Anyway, with all the bits inside (the coupler and bulkheads in the middle represent a baffle, just to get the mass in the ballpark) and a motor, it's clearly not stable: 0.05 calibers with a C11, negative stability with a D12.

Just for fun I ran the simulations anyway, and... it seems to work. By the time it leaves the launch rod, it's got around two calibers of stability with either of those motors. By the time it leaves the rod, the CP has moved back more than three inches!

Is this correct and reasonable? Is it safe to launch a rocket like this? Or have I misunderstood something along the way or made a mistake in how I put it together in OR? (I'm new to OR.)
Are the fins really cardboard? In any event, add an ounce of nose weight, insert the D12-5 and light the fires.​
Blackpod Extreme.jpg
 
Are the fins really cardboard? In any event, add an ounce of nose weight, insert the D12-5 and light the fires.​
If we ever build it, the fins will be balsa and I'll probably add nose weight.

My question is not really about this specific rocket though. It's whether the big shift in stability is real, and if it is, whether it's safe to fly a rocket that has no stability sitting still but two calibers of stability by the time it leaves the launch pad.
 
If we ever build it, the fins will be balsa and I'll probably add nose weight.
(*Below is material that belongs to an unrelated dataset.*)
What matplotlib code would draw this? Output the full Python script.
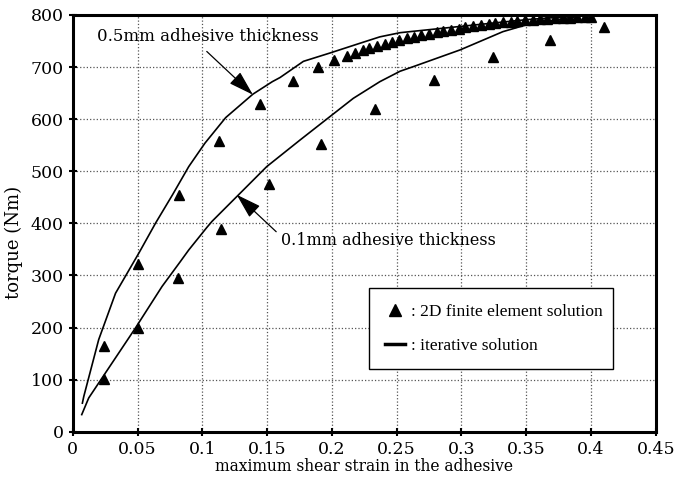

My question is not really about this specific rocket though. It's whether the big shift in stability is real, and if it is, whether it's safe to fly a rocket that has no stability sitting still but two calibers of stability by the time it leaves the launch pad.
I run an OpenRocket sim for every rocket I build, and then plot that data to ensure stability throughout the flight. But I don't concern myself with stability while "On the Rod", the rocket needs to be "flying" for stability to occur.​
 
Here are some preliminary findings?

1) It is not entirely clear why the stability margin jumps so much on this design at rod clearance. However, it is a characteristic of the calculations that margin increases once the rocket gets moving.
2) Once the margin jumps like that, the rest of the simulated flight is going to be fine, as you have seen.
3) To get a rocket like this to simulate as unstable, you need to fiddle with wind speed, wind direction, launch angle, etc. This rocket is asymmetric and these things matter quite a bit.
4) This is yet another good example of OR giving is inadequate feedback to the user, and the sort of thing I hope we can improve as we move forward.
5) For sure, I would not attempt to fly a rocket with .05 static margin, regardless of what the flight sim says. Add nose weight or whatever until static margin looks reasonable.
 
Here are some preliminary findings?

1) It is not entirely clear why the stability margin jumps so much on this design at rod clearance. However, it is a characteristic of the calculations that margin increases once the rocket gets moving.
2) Once the margin jumps like that, the rest of the simulated flight is going to be fine, as you have seen.
3) To get a rocket like this to simulate as unstable, you need to fiddle with wind speed, wind direction, launch angle, etc. This rocket is asymmetric and these things matter quite a bit.
4) This is yet another good example of OR giving is inadequate feedback to the user, and the sort of thing I hope we can improve as we move forward.
5) For sure, I would not attempt to fly a rocket with .05 static margin, regardless of what the flight sim says. Add nose weight or whatever until static margin looks reasonable.
Thank you!
 
You actually aren't getting any stability margin at all until you clear the launch rod, which is deliberate -- as long as you're constrained to be on the rod, aerodynamic stability really doesn't matter.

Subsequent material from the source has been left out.